Part 2: Smart Loudspeaker Acoustic Measurements
When conducting audio tests, it’s generally a good practice to adhere to industry standards or to at least use them as a guideline. Smart speakers are so new that there are currently no industry standards for testing them. However, in terms of form and function, a smart speaker is similar to a speakerphone and there are several national and international standards which focus on speakerphone tests such as IEEE 1329.[1] These standards can be used as a guideline when testing smart speakers.
Inner Path
As previously noted, for the primary input path of a smart speaker, a speech (or speech-like) signal is sensed with the device’s microphone array, digitized and uploaded to the Intelligent Virtual Assistant (IVA) for signal processing and command interpretation. An audio test of this path involves “tricking” the device to acquire and save a test signal, retrieving the recorded signal from the back-end server, and comparing it to the original test signal.
Figure 1 shows a test setup which is based on IEEE Standard 1329. The standard specifies that speakerphones be tested on a tabletop approximately 1 meter wide x 1 meter long (39 x 39 inches) in an anechoic chamber or in a simulated free field (using time-selective measurement techniques). For the send direction (the equivalent of the smart speaker input path), the device is positioned 40 centimeters (15.7 inches) from the edge of the table, with a mouth simulator located at the table edge and 30 cm (11.8 inches) above the table surface.
In Figure 1, the mouth simulator is 30 centimeters above the top of the smart speaker rather than the table surface. This is because a smart speaker’s microphone array is typically located on the top surface of the device, as opposed to speakerphones, which typically have microphone(s) located at the base of the device.
Like any loudspeaker, a mouth simulator does not have a flat frequency response; typical mouth simulators have a deviation from flatness of ±10 dB or more within the frequency range from 100 Hz to 8 kHz (the frequency range of male speech). For a mouth simulator to faithfully reproduce an audio signal such as speech, it must be equalized to have a flat response within this range.
Measurements to equalize (and calibrate) a mouth simulator are typically made with a 1/4-inch measurement microphone at a point called the Mouth Reference Point (MRP), centered on the mouth opening and located 25 millimeters (1 inch) in front of the lip ring. To equalize a mouth simulator, its frequency response is measured, then inverted and applied as an EQ curve (a feature built into the audio analyzer). This results in the mouth simulator having a frequency response magnitude that is flat within a specified tolerance (e.g., ±0.5 dB from 100 Hz to 8 kHz).
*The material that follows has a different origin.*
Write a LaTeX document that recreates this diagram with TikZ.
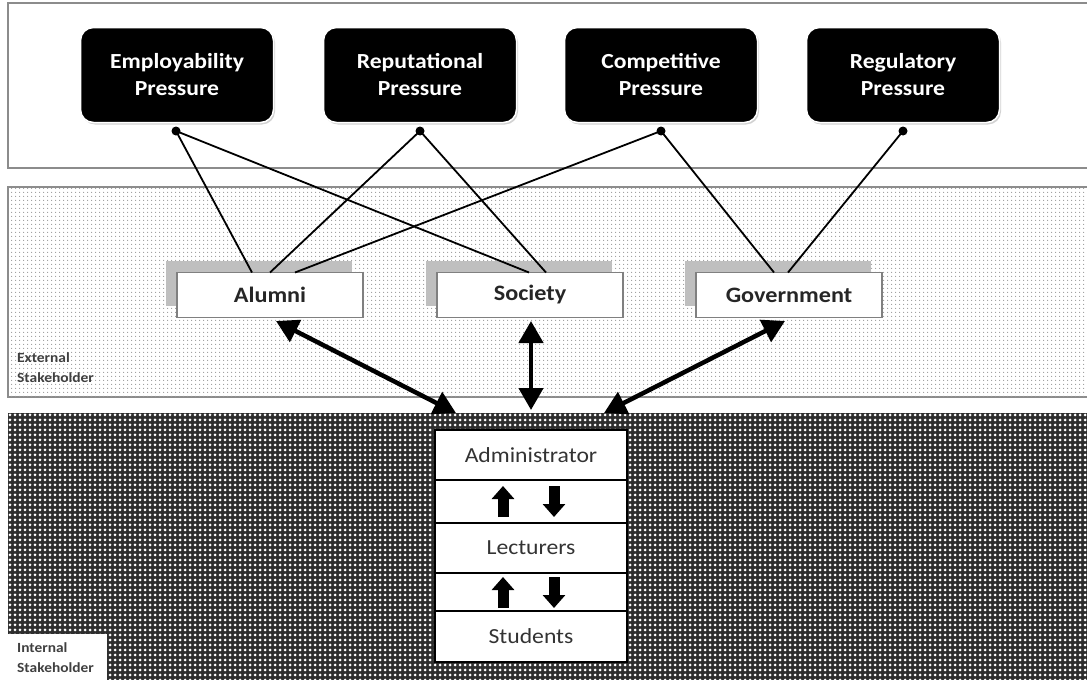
\documentclass[tikz,border=0pt]{standalone}
\usepackage{fontspec}
\setmainfont{Carlito}[FakeStretch=1.1]
\usetikzlibrary{arrows.meta,patterns.meta,shadows}
\begin{document}
\begin{tikzpicture}[x=1pt,y=-1pt,
  panel/.style={draw=black!45, line width=1.2pt},
  pressure/.style={rounded corners=13pt, fill=black, draw=white, line width=1.5pt,
    minimum width=193pt, minimum height=95pt, text=white, align=center,
    font=\fontsize{21.5}{27}\selectfont\bfseries,
    drop shadow={shadow xshift=1.5pt, shadow yshift=-2pt, opacity=0.35}},
  stake/.style={draw=black!50, line width=1.2pt, fill=white, minimum width=186pt,
    minimum height=45pt, text=black!85, font=\fontsize{22}{24}\selectfont\bfseries,
    general shadow={fill=black!25, draw=none, shadow xshift=-11pt, shadow yshift=12pt}},
  layer/.style={draw=black, line width=1.8pt, fill=white, minimum width=192pt,
    inner sep=0pt, text=black!80, font=\fontsize{21.5}{24}\selectfont},
  link/.style={line width=1.8pt, black},
  pin/.style={circle, fill=black, inner sep=0pt, minimum size=9pt},
  bigarrow/.style={line width=4.5pt, {Triangle[length=22pt,width=24pt]}-{Triangle[length=22pt,width=24pt]}},
  blockarrow/.style={line width=11pt, line cap=butt, -{Triangle[length=13pt,width=22pt]}},
  tag/.style={anchor=north west, align=left, inner sep=0pt, text=black!75,
    font=\fontsize{14}{20}\selectfont\bfseries}
]
\useasboundingbox (0,0) rectangle (1087,680);

% panels
\draw[panel, fill=white] (8,3) rectangle (1095,168);
\draw[panel, fill=white] (8,187) rectangle (1095,397);
\fill[pattern={Dots[distance=4pt,radius=0.75pt]}, pattern color=black!40] (9,188) rectangle (1095,396);
\fill[black!82] (8,413) rectangle (1095,690);
\fill[pattern={Dots[distance=5pt,radius=1.5pt]}, pattern color=white] (8,413) rectangle (1095,690);
\fill[white] (0,634) rectangle (107,690);

% labels
\node[tag] (ext) at (17,352) {External\\Stakeholder};
\node[tag] (int) at (17,642) {Internal\\Stakeholder};

% pressures
\node[pressure] (emp) at (177,75) {Employability\\Pressure};
\node[pressure] (rep) at (420,75) {Reputational\\Pressure};
\node[pressure] (com) at (661,75) {Competitive\\Pressure};
\node[pressure] (reg) at (903,75) {Regulatory\\Pressure};

\node[pin] (ep) at (176,131) {};
\node[pin] (rp) at (420,131) {};
\node[pin] (cp) at (661,131) {};
\node[pin] (gp) at (903,131) {};

% stakeholders
\node[stake] (alu) at (270,295) {Alumni};
\node[stake] (soc) at (530,295) {Society};
\node[stake] (gov) at (789,295) {Government};

\coordinate (a1) at (252,272.5);
\coordinate (a2) at (270,272.5);
\coordinate (a3) at (295,272.5);
\coordinate (s1) at (529,272.5);
\coordinate (s2) at (546,272.5);
\coordinate (g1) at (774,272.5);
\coordinate (g2) at (788,272.5);

\draw[link] (ep.center) -- (a1);
\draw[link] (ep.center) -- (s1);
\draw[link] (rp.center) -- (a2);
\draw[link] (rp.center) -- (s2);
\draw[link] (cp.center) -- (a3);
\draw[link] (cp.center) -- (g1);
\draw[link] (gp.center) -- (g2);

% internal stack
\node[layer, minimum height=50pt] (adm) at (531,455) {Administrator};
\node[layer, minimum height=43pt] (st1) at (531,501.5) {};
\node[layer, minimum height=50pt] (lec) at (531,548) {Lecturers};
\node[layer, minimum height=38pt] (st2) at (531,592) {};
\node[layer, minimum height=51pt] (stu) at (531,636.5) {Students};

% thick double arrows
\coordinate (at) at (276,321);
\coordinate (ab) at (456,413);
\coordinate (st) at (531,321);
\coordinate (sb) at (531,410);
\coordinate (gt) at (785,321);
\coordinate (gb) at (604,413);
\draw[bigarrow] (at) -- (ab);
\draw[bigarrow] (st) -- (sb);
\draw[bigarrow] (gt) -- (gb);

% small block arrows
\coordinate (u1b) at (503,517);
\coordinate (u1t) at (503,486);
\coordinate (d1t) at (554,486);
\coordinate (d1b) at (554,517);
\coordinate (u2b) at (503,608);
\coordinate (u2t) at (503,577);
\coordinate (d2t) at (554,577);
\coordinate (d2b) at (554,608);
\draw[blockarrow] (u1b) -- (u1t);
\draw[blockarrow] (d1t) -- (d1b);
\draw[blockarrow] (u2b) -- (u2t);
\draw[blockarrow] (d2t) -- (d2b);
\end{tikzpicture}
\end{document}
The test signal should also be presented at a known level. IEEE 1329 specifies a level of -5 dBPa (89 dBSPL) at the MRP, which corresponds to a normal or nominal level of speech. If a speech signal is used, the level should be set using the “active speech level” – a level metric which ignores the silent periods between speech phrases and sentences. The input path of a smart speaker will likely have nonlinear processing such as automatic gain control (AGC). As such, it might be prudent to repeat the test at a few different levels. For speakerphone loudness ratings, IEEE 1329 specifies tests at levels from 79 to 99 dBSPL at the MRP in 5 dB steps.
In the analysis phase, the signal acquired by the smart speaker and uploaded to the IVA will be compared to the stimulus signal. This will require that the two signals have the same audio sample rate. For the input path, smart speakers typically use a sample rate of 16 kHz, which enables a bandwidth of just less than 8 kHz. This sample rate is used in “wideband speech” applications such as VOIP and newer versions of the Bluetooth Handsfree profile (HFP). It’s referred to as wideband, because it has twice the bandwidth of ordinary digital telephone lines (just under 4 kHz), which enables clearer, more natural sounding speech.
If the test stimulus does not already exist, it makes sense to create it at the same sample rate (typically 16 kHz) as the DUT output. Audio analyzers can usually create a stimulus signal at a variety of sample rates. If the stimulus signal already exists, but is at a different sample rate, at some point it will need to be converted to the sample rate of the DUT output. This is easily accomplished with an audio waveform editing software package like Audacity [2] (open source) or GoldWave [3].